The then UK prime minister, Boris Johnson, rose to the challenge, followed by subsequent UK governments, up to and including Sir Keir Starmer. The European Union has shown a rare degree of unity in its efforts to isolate Russia and support Ukraine, whether with support for refugees, or weapons. There have been delays in meeting Ukraine’s needs, and hesitation in supplying more advanced weapons, but European support has been sustained, at an economic cost to the contributing countries, especially Germany.
The last US administration also responded with military and financial assistance that at least matched that provided by the Europeans. To the relief of many, especially those closest to Russia’s borders, the US reinforced its role in European defence, to all appearances for the long term.
Another, crucial, reason why the war has continued to this day is undoubtedly Russian weakness. The blitzkrieg that president Vladimir Putin had apparently planned, failed, and Moscow was reduced to waging a messy war of attrition, fighting for relatively modest territorial gains inch by inch and at considerable human cost. Whatever advances it has made, have been at far higher cost than it surely envisaged, including a sliver of its territory that is now occupied by Ukraine.
But the tide of the war has been gradually turning in Russia’s favour. And on the third anniversary, some fundamental changes are in the air. Ukraine has difficulties mobilising sufficient troops. The solidarity of the EU, while strong in words, has diminished in practice, with anti-war parties increasing their vote in some countries.
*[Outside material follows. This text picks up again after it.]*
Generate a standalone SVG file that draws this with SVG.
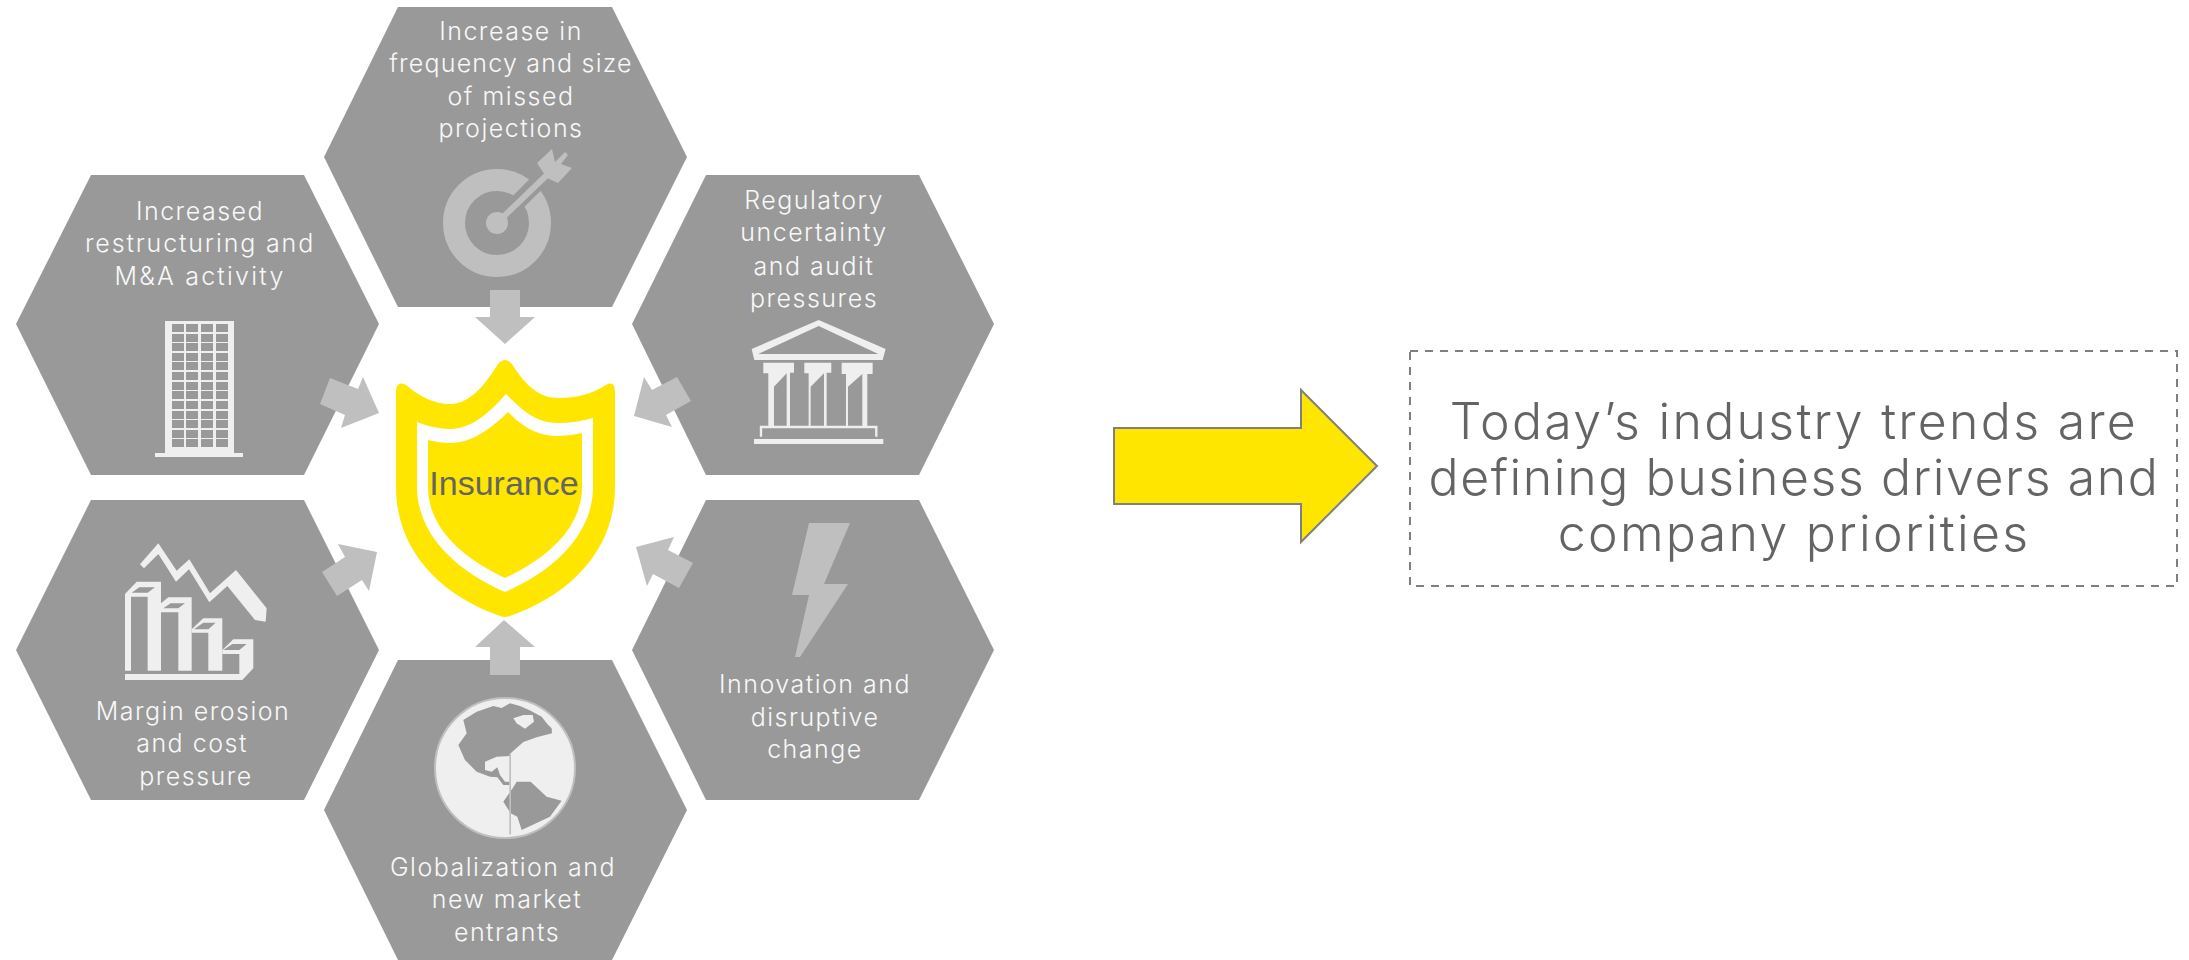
<svg xmlns="http://www.w3.org/2000/svg" width="2189" height="960" viewBox="0 0 2189 960">
<style>
.hex{fill:#999999}
.lbl{font-family:"Inter","Noto Sans",sans-serif;font-weight:300;font-size:25px;fill:#F8F8F8;text-anchor:middle;letter-spacing:1.5px}
.ic{fill:#EFEFEF}
.ic2{fill:#BFBFBF}
.con{fill:#BFBFBF}
.big{font-family:"Inter","Noto Sans",sans-serif;font-weight:300;font-size:50px;fill:#646464;text-anchor:middle;letter-spacing:2.3px}
</style>
<rect width="2189" height="960" fill="#FFFFFF"/>
<g id="node-projections">
<polygon class="hex" points="398,7 612,7 687,157 612,307 398,307 324,157"/>
<text class="lbl" x="511" y="40">Increase in</text>
<text class="lbl" x="511" y="72" style="letter-spacing:1.2px">frequency and size</text>
<text class="lbl" x="511" y="105">of missed</text>
<text class="lbl" x="511" y="137">projections</text>
<circle cx="497" cy="223" r="43" fill="none" stroke="#BFBFBF" stroke-width="22"/>
<line x1="497" y1="223" x2="548" y2="172" stroke="#999999" stroke-width="16"/>
<circle class="ic2" cx="497" cy="223" r="11"/>
<line x1="497" y1="223" x2="550" y2="172" stroke="#BFBFBF" stroke-width="6"/>
<polygon class="ic2" points="552,149 555,162 565,152 568,155 561,164 572,168 558,183 547,178 537,163"/>
</g>
<g id="node-restructuring">
<polygon class="hex" points="91,175 304,175 379,324 304,475 91,475 16,324"/>
<text class="lbl" x="200" y="220">Increased</text>
<text class="lbl" x="200" y="252" style="letter-spacing:1.85px">restructuring and</text>
<text class="lbl" x="200" y="285" style="letter-spacing:2.2px">M&amp;A activity</text>
<rect class="ic" x="165" y="321" width="69" height="132"/>
<rect class="ic" x="155" y="453" width="88" height="4"/>
<path fill="#999999" d="M172,324h12v8h-12zM186,324h12v8h-12zM201,324h12v8h-12zM216,324h12v8h-12zM172,334h12v8h-12zM186,334h12v8h-12zM201,334h12v8h-12zM216,334h12v8h-12zM172,343h12v8h-12zM186,343h12v8h-12zM201,343h12v8h-12zM216,343h12v8h-12zM172,353h12v8h-12zM186,353h12v8h-12zM201,353h12v8h-12zM216,353h12v8h-12zM172,362h12v8h-12zM186,362h12v8h-12zM201,362h12v8h-12zM216,362h12v8h-12zM172,372h12v8h-12zM186,372h12v8h-12zM201,372h12v8h-12zM216,372h12v8h-12zM172,382h12v8h-12zM186,382h12v8h-12zM201,382h12v8h-12zM216,382h12v8h-12zM172,391h12v8h-12zM186,391h12v8h-12zM201,391h12v8h-12zM216,391h12v8h-12zM172,401h12v8h-12zM186,401h12v8h-12zM201,401h12v8h-12zM216,401h12v8h-12zM172,411h12v8h-12zM186,411h12v8h-12zM201,411h12v8h-12zM216,411h12v8h-12zM172,420h12v8h-12zM186,420h12v8h-12zM201,420h12v8h-12zM216,420h12v8h-12zM172,430h12v8h-12zM186,430h12v8h-12zM201,430h12v8h-12zM216,430h12v8h-12zM172,439h12v8h-12zM186,439h12v8h-12zM201,439h12v8h-12zM216,439h12v8h-12z"/>
</g>
<g id="node-regulatory">
<polygon class="hex" points="706,175 919,175 994,324 919,475 706,475 632,324"/>
<text class="lbl" x="814" y="209">Regulatory</text>
<text class="lbl" x="814" y="241">uncertainty</text>
<text class="lbl" x="814" y="275">and audit</text>
<text class="lbl" x="814" y="307">pressures</text>
<g transform="translate(620 170) scale(.3333)">
<path class="ic" fill-rule="evenodd" d="M596,450L797,537L788,570H403L395,537ZM596,468L415,552H775Z"/>
<path class="ic" d="M430,578H522V608H510V770H500V610L462,650V770H445V610H430Z"/>
<path class="ic" d="M553,578H634V608H620V770H612V610L572,650V770H566V610H553Z"/>
<path class="ic" d="M665,578H758V612H742V770H727V612L684,650V770H678V612H665Z"/>
<path fill="none" stroke="#EFEFEF" stroke-width="7" d="M423,800V771H769V800"/>
<rect class="ic" x="402" y="807" width="388" height="15"/>
</g>
</g>
<g id="node-margin">
<polygon class="hex" points="91,500 304,500 379,650 304,800 91,800 16,650"/>
<text class="lbl" x="193" y="720">Margin erosion</text>
<text class="lbl" x="192" y="752">and cost</text>
<text class="lbl" x="196" y="785">pressure</text>
<g transform="translate(100 500) scale(.3333)">
<polygon class="ic" points="120,193 175,130 230,212 268,178 330,280 408,210 500,325 497,365 465,360 382,258 328,307 267,208 228,245 175,162 132,205"/>
<path class="ic" fill-rule="evenodd" d="M75,282L110,245H183V512H143V290H93V512H75ZM95,278L118,262H165L143,278Z"/>
<path class="ic" fill-rule="evenodd" d="M183,310L205,292H275V512H235V337H183ZM190,325L212,310H255L235,325Z"/>
<path class="ic" fill-rule="evenodd" d="M275,388L310,355H367V512H325V398H275ZM282,388L310,368H347L325,388Z"/>
<path class="ic" fill-rule="evenodd" d="M367,450L400,418H460V505L427,540H75V522H418V462H367ZM370,450L397,432H440L418,450Z"/>
</g>
</g>
<g id="node-innovation">
<polygon class="hex" points="706,500 919,500 994,650 919,800 706,800 632,650"/>
<text class="lbl" x="815" y="693">Innovation and</text>
<text class="lbl" x="815" y="726">disruptive</text>
<text class="lbl" x="815" y="758">change</text>
<polygon class="ic2" points="809,523 850,523 824,584 848,584 800,657 795,657 809,595 792,595"/>
</g>
<g id="node-globalization">
<polygon class="hex" points="398,660 612,660 687,810 612,960 398,960 324,810"/>
<text class="lbl" x="503" y="876">Globalization and</text>
<text class="lbl" x="507" y="908">new market</text>
<text class="lbl" x="507" y="941">entrants</text>
<circle cx="505" cy="768" r="70" fill="#EFEFEF" stroke="#BFBFBF" stroke-width="2"/>
<g transform="translate(410 650) scale(.3333)" fill="#999999">
<path d="M160,210L200,185L250,168L275,174L300,160L330,168L362,182L395,200L412,222L425,235L426,250L380,262L340,276L302,310L298,405L280,405L262,382L240,380L200,365L165,330L145,285L170,250Z"/>
<path fill="#EFEFEF" d="M225,335L260,320L300,318V395L285,395L270,375L262,352L245,365L225,360Z"/>
<path fill="#EFEFEF" d="M310,205L340,195L368,195L372,215L345,236L320,220Z"/>
<path d="M320,395L362,395L410,440L455,452L420,500L335,540L322,500L302,490L280,455L310,412Z"/>
<rect x="298" y="310" width="5" height="243" fill="#BFBFBF"/>
</g>
</g>
<g id="connectors">
<polygon class="con" points="490,290 520,290 520,317 535,317 505,344 475,317 490,317"/>
<polygon class="con" points="490,675 520,675 520,647 535,647 504,620 475,647 490,647"/>
<polygon class="con" points="330,378 320,404 345,415 341,428 379,413 363,377 358,389"/>
<polygon class="con" points="677,377 691,401 666,415 672,427 634,416 644,377 652,390"/>
<polygon class="con" points="322,572 345,557 338,544 377,552 369,591 362,580 337,596"/>
<polygon class="con" points="636,547 674,537 668,550 693,563 679,588 653,574 647,586"/>
</g>
<g id="node-insurance">
<path fill="#FFE600" d="M396,392Q396,380 406,385Q428,404 450,404C472,404 488,380 498,364Q505,356 512,364C522,380 536,398 558,398Q586,398 606,385Q615,380 615,392V487C615,550 570,595 510,616Q505,618 500,616C440,595 396,550 396,487Z"/>
<path fill="#FFFFFF" d="M417,422Q434,429 450,429C472,429 490,412 506,394C522,410 536,423 558,423Q576,423 593,418V487C593,530 560,568 505,592C450,568 417,530 417,487Z"/>
<path fill="#FFE600" d="M428,440Q440,443 450,443C472,443 492,428 508,412C522,426 536,436 558,436Q570,436 582,433V487C582,525 552,556 505,578C458,556 428,525 428,487Z"/>
<text x="504" y="495" font-family="'Liberation Sans',sans-serif" font-size="34" fill="#646464" text-anchor="middle">Insurance</text>
</g>
<g id="flow-arrow">
<polygon points="1114,428 1301,428 1301,390 1377,466 1301,542 1301,504 1114,504" fill="#FFE600" stroke="#808080" stroke-width="2"/>
</g>
<g id="node-summary">
<rect x="1410" y="351" width="767" height="235" fill="none" stroke="#7F7F7F" stroke-width="2" stroke-dasharray="8 7"/>
<text class="big" x="1794" y="439">Today’s industry trends are</text>
<text class="big" x="1794" y="495" style="letter-spacing:1.6px">defining business drivers and</text>
<text class="big" x="1794" y="551">company priorities</text>
</g>
</svg>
But the key change has been with the arrival of the Trump administration in the White House, its abrupt change of direction away from Europe in its foreign and defence policy, and its view of Ukraine as primarily a European responsibility, even as it talks of ending the war without necessarily involving Ukraine.
The logic of all these changes suggests that peace talks are imminent. But it also means that Europe, including the UK, must unite behind Ukraine with the same commitment as it showed three years ago. That includes pressing for any agreement to include safeguarding Ukraine as an independent and sovereign state, ensuring that war crimes are punished, and, perhaps as a first step, guaranteeing the return of all abducted children.
Before this anniversary, thousands of exiled Ukrainians marched through London and many other cities around Europe, the forests of blue and yellow flags a salutary reminder that, amid all the other urgent international issues, there is a hot war right here in Europe that is still being fought. On this day, we add our voice to theirs in support of a just peace that also eliminates the threat of another war in the long term. Slava Ukraini.